_Set problem_
Your task is to copy the listing exactly. Drop any pictures from the copy.

BEGIN Supplied material

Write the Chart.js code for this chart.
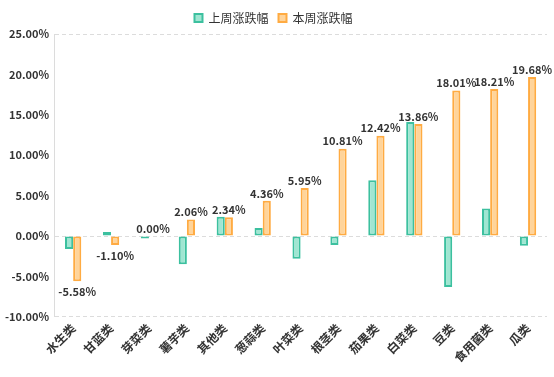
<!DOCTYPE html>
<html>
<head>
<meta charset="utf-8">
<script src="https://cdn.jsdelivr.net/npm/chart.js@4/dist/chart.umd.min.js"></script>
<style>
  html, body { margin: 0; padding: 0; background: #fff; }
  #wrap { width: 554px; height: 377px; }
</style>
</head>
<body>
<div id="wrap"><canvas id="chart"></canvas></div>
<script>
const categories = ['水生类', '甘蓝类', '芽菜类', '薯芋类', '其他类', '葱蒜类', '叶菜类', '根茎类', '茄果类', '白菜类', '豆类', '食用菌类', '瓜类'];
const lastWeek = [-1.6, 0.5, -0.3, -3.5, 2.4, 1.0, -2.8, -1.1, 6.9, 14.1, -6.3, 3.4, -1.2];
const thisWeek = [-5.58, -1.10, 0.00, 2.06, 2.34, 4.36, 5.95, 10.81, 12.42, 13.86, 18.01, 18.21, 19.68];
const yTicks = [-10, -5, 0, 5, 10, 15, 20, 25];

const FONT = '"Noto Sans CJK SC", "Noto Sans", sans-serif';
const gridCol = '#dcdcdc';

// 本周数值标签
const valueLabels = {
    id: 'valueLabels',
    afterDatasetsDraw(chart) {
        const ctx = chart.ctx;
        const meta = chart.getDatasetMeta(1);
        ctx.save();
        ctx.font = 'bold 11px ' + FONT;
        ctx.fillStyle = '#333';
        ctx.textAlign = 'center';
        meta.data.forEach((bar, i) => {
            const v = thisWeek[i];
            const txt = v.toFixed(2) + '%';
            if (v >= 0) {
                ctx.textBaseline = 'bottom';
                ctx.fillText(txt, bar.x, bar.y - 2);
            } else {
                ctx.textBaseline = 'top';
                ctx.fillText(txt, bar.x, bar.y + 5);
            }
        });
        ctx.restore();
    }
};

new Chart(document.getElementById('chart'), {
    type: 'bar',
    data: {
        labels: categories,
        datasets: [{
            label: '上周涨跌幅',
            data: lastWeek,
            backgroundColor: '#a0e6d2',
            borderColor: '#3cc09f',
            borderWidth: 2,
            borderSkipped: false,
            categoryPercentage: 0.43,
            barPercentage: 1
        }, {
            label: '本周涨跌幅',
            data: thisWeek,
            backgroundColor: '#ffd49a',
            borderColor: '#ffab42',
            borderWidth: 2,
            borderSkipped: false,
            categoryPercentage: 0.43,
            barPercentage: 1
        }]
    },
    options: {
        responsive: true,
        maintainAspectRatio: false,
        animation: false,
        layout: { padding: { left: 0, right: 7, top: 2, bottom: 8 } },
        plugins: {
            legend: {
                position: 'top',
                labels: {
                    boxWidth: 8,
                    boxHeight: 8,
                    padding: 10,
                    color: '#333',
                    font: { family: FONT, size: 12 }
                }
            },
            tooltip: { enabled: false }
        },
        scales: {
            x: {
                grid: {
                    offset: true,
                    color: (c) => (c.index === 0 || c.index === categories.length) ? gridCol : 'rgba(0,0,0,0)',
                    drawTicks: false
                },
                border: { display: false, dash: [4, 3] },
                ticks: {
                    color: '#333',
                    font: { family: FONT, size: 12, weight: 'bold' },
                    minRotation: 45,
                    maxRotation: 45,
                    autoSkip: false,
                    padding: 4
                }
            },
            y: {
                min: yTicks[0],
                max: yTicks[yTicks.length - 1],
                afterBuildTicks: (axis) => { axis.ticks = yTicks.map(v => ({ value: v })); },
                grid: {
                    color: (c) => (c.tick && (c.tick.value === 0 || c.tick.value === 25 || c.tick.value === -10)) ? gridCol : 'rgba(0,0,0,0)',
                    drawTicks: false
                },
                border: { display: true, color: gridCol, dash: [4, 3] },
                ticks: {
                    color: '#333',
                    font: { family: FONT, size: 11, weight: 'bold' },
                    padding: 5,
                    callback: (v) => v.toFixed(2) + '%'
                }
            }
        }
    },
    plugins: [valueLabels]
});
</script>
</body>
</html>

END Supplied material

_Solved exercise_
Write the Chart.js code for this chart.
<!DOCTYPE html>
<html>
<head>
<meta charset="utf-8">
<script src="https://cdn.jsdelivr.net/npm/chart.js@4/dist/chart.umd.min.js"></script>
<style>
  html, body { margin: 0; padding: 0; background: #fff; }
  #wrap { width: 554px; height: 377px; }
</style>
</head>
<body>
<div id="wrap"><canvas id="chart"></canvas></div>
<script>
const categories = ['水生类', '甘蓝类', '芽菜类', '薯芋类', '其他类', '葱蒜类', '叶菜类', '根茎类', '茄果类', '白菜类', '豆类', '食用菌类', '瓜类'];
const lastWeek = [-1.6, 0.5, -0.3, -3.5, 2.4, 1.0, -2.8, -1.1, 6.9, 14.1, -6.3, 3.4, -1.2];
const thisWeek = [-5.58, -1.10, 0.00, 2.06, 2.34, 4.36, 5.95, 10.81, 12.42, 13.86, 18.01, 18.21, 19.68];
const yTicks = [-10, -5, 0, 5, 10, 15, 20, 25];

const FONT = '"Noto Sans CJK SC", "Noto Sans", sans-serif';
const gridCol = '#dcdcdc';

// 本周数值标签
const valueLabels = {
    id: 'valueLabels',
    afterDatasetsDraw(chart) {
        const ctx = chart.ctx;
        const meta = chart.getDatasetMeta(1);
        ctx.save();
        ctx.font = 'bold 11px ' + FONT;
        ctx.fillStyle = '#333';
        ctx.textAlign = 'center';
        meta.data.forEach((bar, i) => {
            const v = thisWeek[i];
            const txt = v.toFixed(2) + '%';
            if (v >= 0) {
                ctx.textBaseline = 'bottom';
                ctx.fillText(txt, bar.x, bar.y - 2);
            } else {
                ctx.textBaseline = 'top';
                ctx.fillText(txt, bar.x, bar.y + 5);
            }
        });
        ctx.restore();
    }
};

new Chart(document.getElementById('chart'), {
    type: 'bar',
    data: {
        labels: categories,
        datasets: [{
            label: '上周涨跌幅',
            data: lastWeek,
            backgroundColor: '#a0e6d2',
            borderColor: '#3cc09f',
            borderWidth: 2,
            borderSkipped: false,
            categoryPercentage: 0.43,
            barPercentage: 1
        }, {
            label: '本周涨跌幅',
            data: thisWeek,
            backgroundColor: '#ffd49a',
            borderColor: '#ffab42',
            borderWidth: 2,
            borderSkipped: false,
            categoryPercentage: 0.43,
            barPercentage: 1
        }]
    },
    options: {
        responsive: true,
        maintainAspectRatio: false,
        animation: false,
        layout: { padding: { left: 0, right: 7, top: 2, bottom: 8 } },
        plugins: {
            legend: {
                position: 'top',
                labels: {
                    boxWidth: 8,
                    boxHeight: 8,
                    padding: 10,
                    color: '#333',
                    font: { family: FONT, size: 12 }
                }
            },
            tooltip: { enabled: false }
        },
        scales: {
            x: {
                grid: {
                    offset: true,
                    color: (c) => (c.index === 0 || c.index === categories.length) ? gridCol : 'rgba(0,0,0,0)',
                    drawTicks: false
                },
                border: { display: false, dash: [4, 3] },
                ticks: {
                    color: '#333',
                    font: { family: FONT, size: 12, weight: 'bold' },
                    minRotation: 45,
                    maxRotation: 45,
                    autoSkip: false,
                    padding: 4
                }
            },
            y: {
                min: yTicks[0],
                max: yTicks[yTicks.length - 1],
                afterBuildTicks: (axis) => { axis.ticks = yTicks.map(v => ({ value: v })); },
                grid: {
                    color: (c) => (c.tick && (c.tick.value === 0 || c.tick.value === 25 || c.tick.value === -10)) ? gridCol : 'rgba(0,0,0,0)',
                    drawTicks: false
                },
                border: { display: true, color: gridCol, dash: [4, 3] },
                ticks: {
                    color: '#333',
                    font: { family: FONT, size: 11, weight: 'bold' },
                    padding: 5,
                    callback: (v) => v.toFixed(2) + '%'
                }
            }
        }
    },
    plugins: [valueLabels]
});
</script>
</body>
</html>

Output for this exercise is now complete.